Source code for metaheuristic_designer.checkpointer
"""
Module for checkpointing and resuming optimisation runs.
"""
from __future__ import annotations
import logging
from pickle import PicklingError
from typing import TYPE_CHECKING, Optional
import cloudpickle
import os
import time
from .reporters import create_reporter
from .reporter import Reporter
if TYPE_CHECKING:
from .algorithm import Algorithm
logger = logging.getLogger(__name__)
[docs]
class Checkpointer:
"""Periodically save and restore the state of an optimisation run.
The checkpointer can be triggered by iteration count, elapsed
wall-clock time, or both. It writes the entire
:class:`Algorithm` object to disk using ``cloudpickle``, so that
an interrupted run can be resumed later without losing progress.
Parameters
----------
checkpoint_file : str
Path to the file where the checkpoint will be saved (e.g.,
``"run.pkl"``).
iteration_frequency : int, optional
Save a checkpoint every *n* iterations.
time_frequency : float, optional
Save a checkpoint when at least this many seconds have
elapsed since the last save.
Notes
-----
At least one of *iteration_frequency* or *time_frequency* must
be provided; otherwise the checkpointer does nothing and logs a
warning.
"""
def __init__(self, checkpoint_file: str, iteration_frequency: Optional[int] = None, time_frequency: Optional[float] = None):
self.checkpoint_file = checkpoint_file
if iteration_frequency is None and time_frequency is None:
logger.warning("Checkpointing frequency not configured. No checkpoints will happen.")

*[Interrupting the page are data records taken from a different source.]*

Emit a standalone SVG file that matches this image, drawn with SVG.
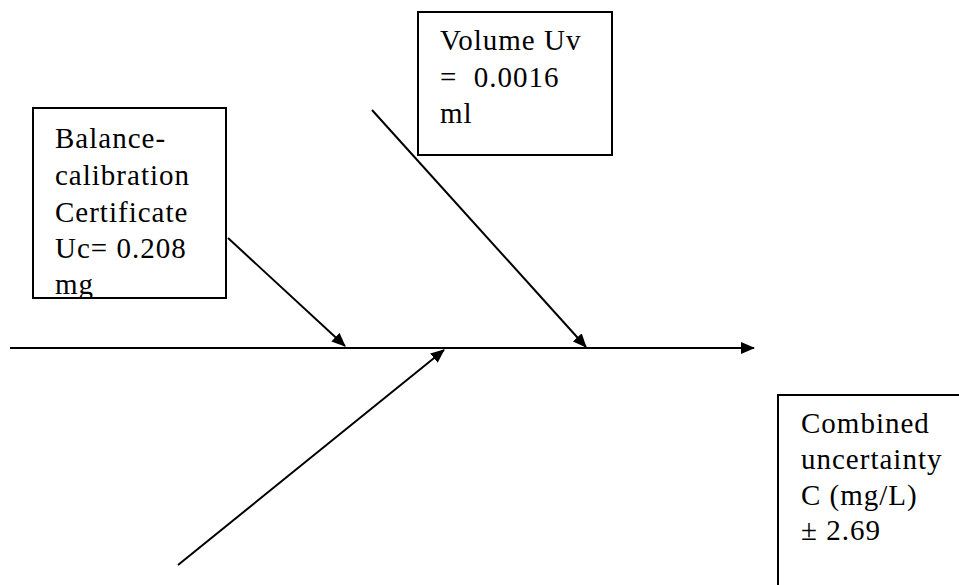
<svg xmlns="http://www.w3.org/2000/svg" width="959" height="585" viewBox="0 0 959 585">
<style>
.box{fill:#fff;stroke:#000;stroke-width:2}
.t{font-family:"Liberation Serif","Times New Roman",serif;font-size:29px;letter-spacing:1px;fill:#000}
.ln{stroke:#000;stroke-width:2;fill:none;marker-end:url(#ah)}
</style>
<defs>
<marker id="ah" markerWidth="14" markerHeight="12" refX="13" refY="6" orient="auto" markerUnits="userSpaceOnUse">
<path d="M0,0 L14,6 L0,12 Z" fill="#000"/>
</marker>
<clipPath id="c1"><rect x="33" y="108" width="193" height="189"/></clipPath>
</defs>
<rect width="959" height="585" fill="#fff"/>
<g id="connectors">
<line class="ln" x1="10" y1="348" x2="754" y2="348"/>
<line class="ln" x1="228" y1="238" x2="345" y2="346"/>
<line class="ln" x1="372" y1="110" x2="586" y2="347"/>
<line class="ln" x1="178" y1="565" x2="444" y2="350"/>
</g>
<g id="balance">
<rect class="box" x="33" y="108" width="193" height="190"/>
<g clip-path="url(#c1)">
<text class="t" x="55" y="148">Balance-</text>
<text class="t" x="55" y="185">calibration</text>
<text class="t" x="55" y="222">Certificate</text>
<text class="t" x="55" y="258">Uc= 0.208</text>
<text class="t" x="55" y="294">mg</text>
</g>
</g>
<g id="volume">
<rect class="box" x="418" y="12" width="194" height="143"/>
<text class="t" x="440" y="50">Volume Uv</text>
<text class="t" x="440" y="87">=&#160; 0.0016</text>
<text class="t" x="440" y="123">ml</text>
</g>
<g id="combined">
<rect class="box" x="778" y="395" width="200" height="220"/>
<text class="t" x="801" y="433">Combined</text>
<text class="t" x="801" y="469">uncertainty</text>
<text class="t" x="801" y="505">C (mg/L)</text>
<text class="t" x="801" y="540">± 2.69</text>
</g>
</svg>
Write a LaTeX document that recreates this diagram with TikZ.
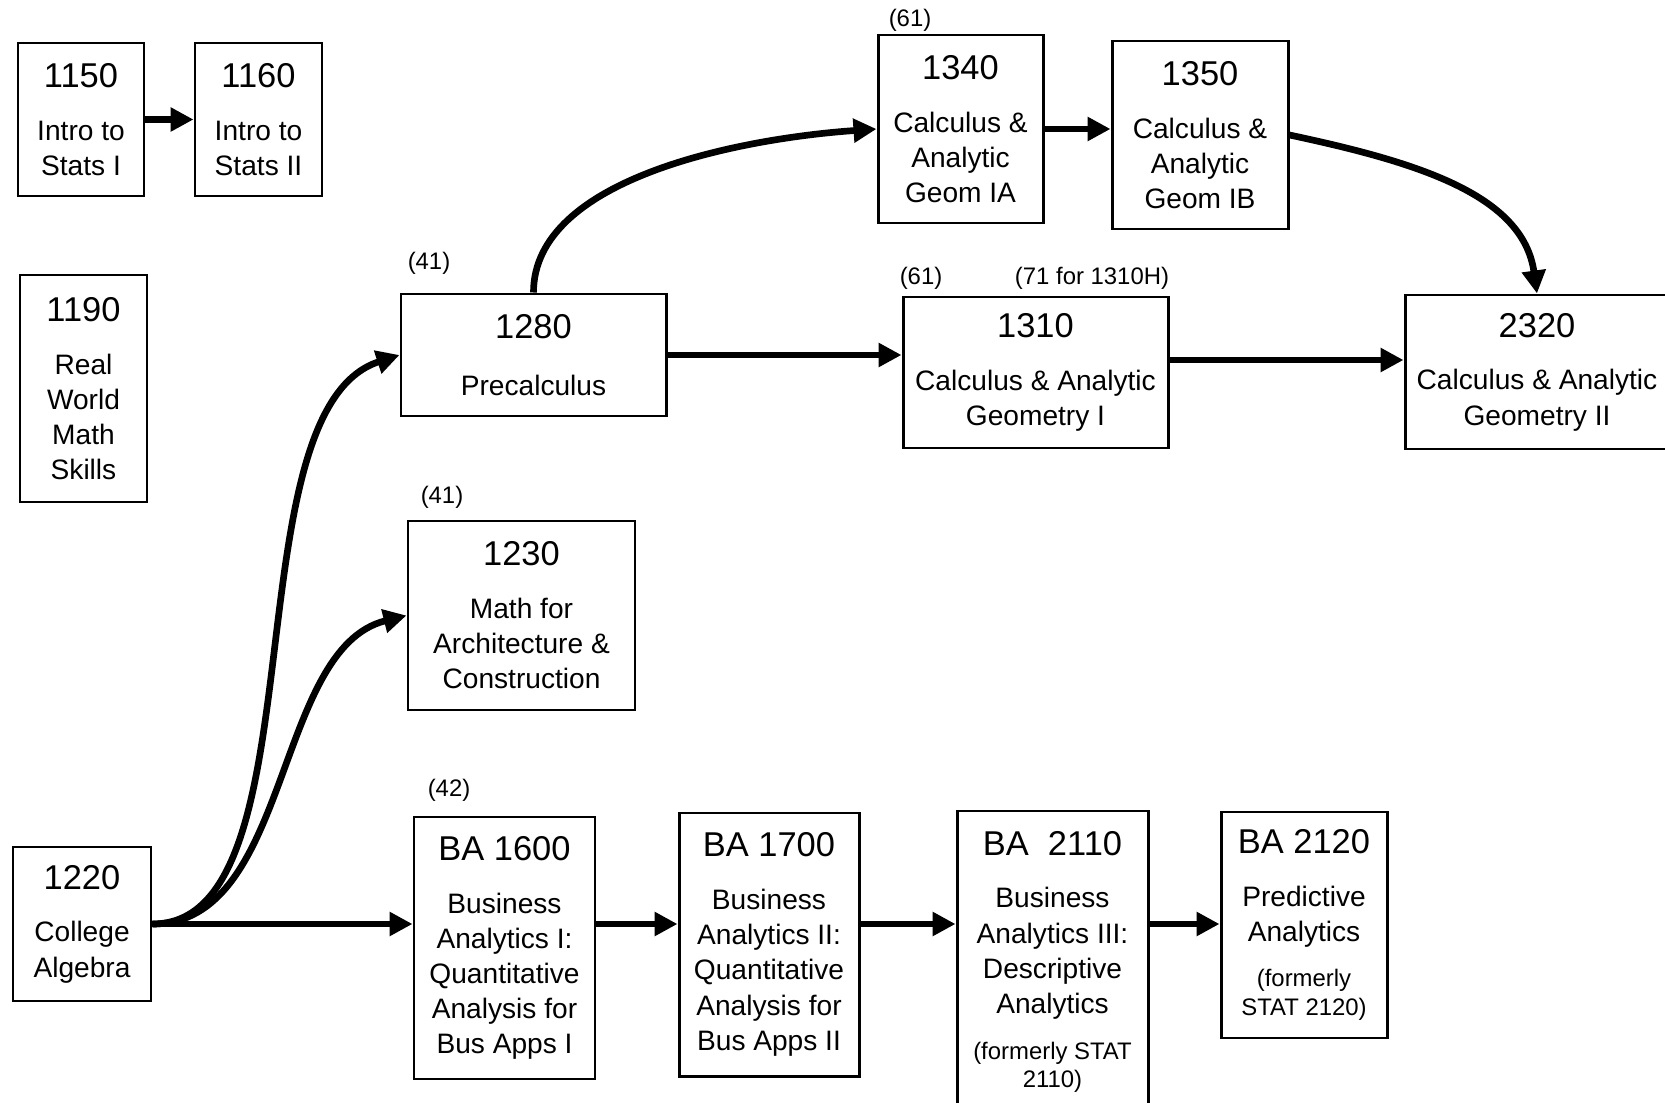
\documentclass[tikz,border=0pt]{standalone}
\usepackage{fontspec}
\setmainfont{Liberation Sans}
\usetikzlibrary{arrows.meta}

\newcommand{\crsnum}{\fontsize{9.8}{11.5}\selectfont}
\newcommand{\crsname}{\fontsize{8}{10}\selectfont}
\newcommand{\crsnote}{\fontsize{6.8}{8.2}\selectfont}

\begin{document}
\begin{tikzpicture}[
  course/.style 2 args={draw,line width=0.85pt,inner sep=0pt,align=flush center,font=\crsname,
    minimum width=#1cm,text width=#1cm,minimum height=#2cm},
  note/.style={inner sep=0pt,font=\crsnote},
  arr/.style={-{Triangle[length=2.3mm,width=2.3mm]},line width=1.9pt}]
  \useasboundingbox (0,0) rectangle (16.65,-11.03);
  \clip (0,0) rectangle (16.65,-11.03);
  % stats and other entry courses
  \node[course={1.26}{1.53}] (1150) at (0.81,-1.195) {\crsnum 1150\par\vspace{5pt}\crsname Intro to\par Stats I\par};
  \node[course={1.27}{1.53}] (1160) at (2.585,-1.195) {\crsnum 1160\par\vspace{5pt}\crsname Intro to\par Stats II\par};
  \node[course={1.27}{2.27}] (1190) at (0.835,-3.885) {\crsnum 1190\par\vspace{5pt}\crsname Real\par World\par Math\par Skills\par};
  \node[course={1.38}{1.54}] (1220) at (0.82,-9.24) {\crsnum 1220\par\vspace{5pt}\crsname College\par Algebra\par};
  % calculus track
  \node[course={2.65}{1.22}] (1280) at (5.335,-3.55) {\crsnum 1280\par\vspace{6pt}\crsname Precalculus\par};
  \node[course={2.27}{1.89}] (1230) at (5.215,-6.155) {\crsnum 1230\par\vspace{5pt}\crsname Math for\par Architecture \&\par Construction\par};
  \node[course={1.65}{1.88}] (1340) at (9.605,-1.29) {\crsnum 1340\par\vspace{5pt}\crsname Calculus \&\par Analytic\par Geom IA\par};
  \node[course={1.76}{1.88}] (1350) at (12.0,-1.35) {\crsnum 1350\par\vspace{5pt}\crsname Calculus \&\par Analytic\par Geom IB\par};
  \node[course={2.65}{1.51}] (1310) at (10.355,-3.725) {\crsnum 1310\par\vspace{5pt}\crsname Calculus \& Analytic\par Geometry I\par};
  \node[course={2.64}{1.54}] (2320) at (15.37,-3.72) {\crsnum 2320\par\vspace{5pt}\crsname Calculus \& Analytic\par Geometry II\par};
  % business analytics track
  \node[course={1.81}{2.62}] (BA1600) at (5.045,-9.48) {\crsnum BA 1600\par\vspace{5pt}\crsname Business\par Analytics I:\par Quantitative\par Analysis for\par Bus Apps I\par};
  \node[course={1.80}{2.63}] (BA1700) at (7.69,-9.445) {\crsnum BA 1700\par\vspace{5pt}\crsname Business\par Analytics II:\par Quantitative\par Analysis for\par Bus Apps II\par};
  \node[course={1.91}{3.02}] (BA2110) at (10.525,-9.62) {\crsnum BA~~2110\par\vspace{5pt}\crsname Business\par Analytics III:\par Descriptive\par Analytics\par\vspace{4.8pt}\crsnote (formerly STAT\par 2110)\par};
  \node[course={1.66}{2.26}] (BA2120) at (13.04,-9.25) {\crsnum BA 2120\par\vspace{5pt}\crsname Predictive\par Analytics\par\vspace{4.8pt}\crsnote (formerly\par STAT 2120)\par};
  % numbers over the boxes
  \node[note] (n1340) at (9.10,-0.20) {(61)};
  \node[note] (n1280) at (4.29,-2.63) {(41)};
  \node[note] (n1310) at (9.21,-2.78) {(61)};
  \node[note] (n1310H) at (10.92,-2.78) {(71 for 1310H)};
  \node[note] (n1230) at (4.42,-4.97) {(41)};
  \node[note] (n1600) at (4.49,-7.90) {(42)};
  \coordinate (calrow) at (0,-3.60);
  \coordinate (barow) at (0,-9.24);
  \path[arr]
    (1150) edge (1160)
    (1280.east) edge (1280.east -| 1310.west)
    (calrow -| 1310.east) edge (calrow -| 2320.west)
    (1340.east) edge (1340.east -| 1350.west)
    (1220.east) edge (barow -| BA1600.west)
    (barow -| BA1600.east) edge (barow -| BA1700.west)
    (barow -| BA1700.east) edge (barow -| BA2110.west)
    (barow -| BA2110.east) edge (barow -| BA2120.west);
  \path[arr]
    (1220.east) edge[out=0,in=198,out distance=1.7cm,in distance=1.8cm] (1280.west)
    (1220.east) edge[out=0,in=194,out distance=1.39cm,in distance=1.37cm] (1230.west)
    (1280.north) edge[out=90,in=184,out distance=1.14cm,in distance=1.37cm] (1340.west)
    (1350.east) edge[out=-12,in=98,out distance=1.3cm,in distance=1.0cm] (2320.north);
\end{tikzpicture}
\end{document}
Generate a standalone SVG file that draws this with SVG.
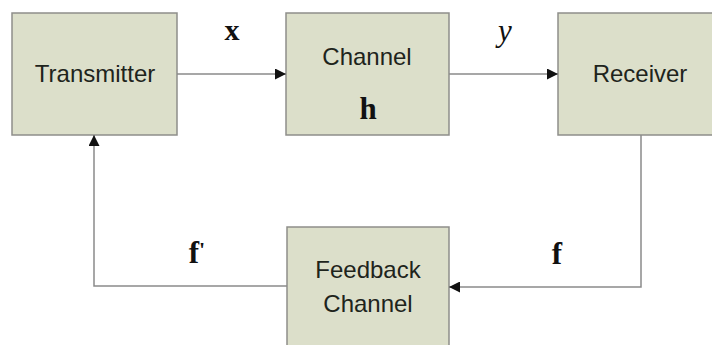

self.iteration_frequency = iteration_frequency
self.time_frequency = time_frequency
self.timer = time.time()
[docs]
def restart(self):
"""Reset the internal timer so that time-based checkpoints are measured from this moment onward."""
self.timer = time.time()
[docs]
def checkpoint(self, algorithm: Algorithm):
"""Evaluate whether a checkpoint should be saved, and perform the save
if necessary.
Parameters
----------
algorithm : Algorithm
The running algorithm instance.
"""
iterations = algorithm.stopping_condition.iterations
saving_iteration = self.iteration_frequency is not None and iterations % self.iteration_frequency == 0 and iterations > 0
saving_time = self.time_frequency is not None and time.time() - self.timer > self.time_frequency
if not (saving_iteration or saving_time):
return
if saving_time:
self.timer = time.time()
self.save(algorithm)
[docs]
def save(self, algorithm: Algorithm):
"""Serialize the algorithm to disk using cloudpickle.
A temporary file is written first and atomically moved to the
final location, preventing corruption if the process crashes
mid-write. The reporter, parallel flag, and
the checkpointer itself are temporarily removed before pickling
to avoid serialisation issues, and then restored.
Parameters
----------
algorithm : Algorithm
The algorithm to save.
"""
# Temporarily remove problematic components for serialization.
reporter = algorithm.reporter
is_parallel = algorithm.parallel
checkpointer = algorithm.checkpointer
algorithm.reporter = None
algorithm.parallel = False
algorithm.checkpointer = None
# Store checkpoint to a temp file without overwriting the previous one yet
try:
tmp_file = self.checkpoint_file + ".tmp"
with open(tmp_file, "wb") as f:
cloudpickle.dump(algorithm, f, protocol=5)
# Once we know the checkpoint has finished writing we can replace the preivous one.
os.replace(tmp_file, self.checkpoint_file)
except (OSError, PermissionError, PicklingError, TypeError, MemoryError) as e:
logger.error("Failed to save checkpoint: %s", e)
finally:
# Restore dropped attributes
algorithm.reporter = reporter
algorithm.parallel = is_parallel
algorithm.checkpointer = checkpointer
[docs]
def load(
self,
file_name: Optional[str] = None,
reporter: Reporter | str = "silent",
parallel: bool = False,
) -> Algorithm:
"""Restore a previously saved algorithm from a checkpoint file.
Parameters
----------
file_name : str, optional
Path to the checkpoint file. If not provided, the path
given at construction is used.
reporter : Reporter or str, optional
Reporter to attach to the restored algorithm (a
:class:`Reporter` instance or a string like ``"tqdm"``,
``"silent"``). Default is ``"silent"``.
parallel : bool, optional
Whether parallel evaluation should be enabled after
restoration. Default is ``False``.
Returns
-------
Algorithm
The deserialized algorithm, ready to continue from where it
was saved. Ensure you run the algorithm with `.resume()` so
data is not lost.
"""
if file_name is None:
file_name = self.checkpoint_file
with open(file_name, "rb") as f:
algorithm: Algorithm = cloudpickle.load(f)
if isinstance(reporter, str):
reporter = create_reporter(reporter)
algorithm.reporter = reporter
algorithm.checkpointer = self
algorithm.parallel = parallel
return algorithm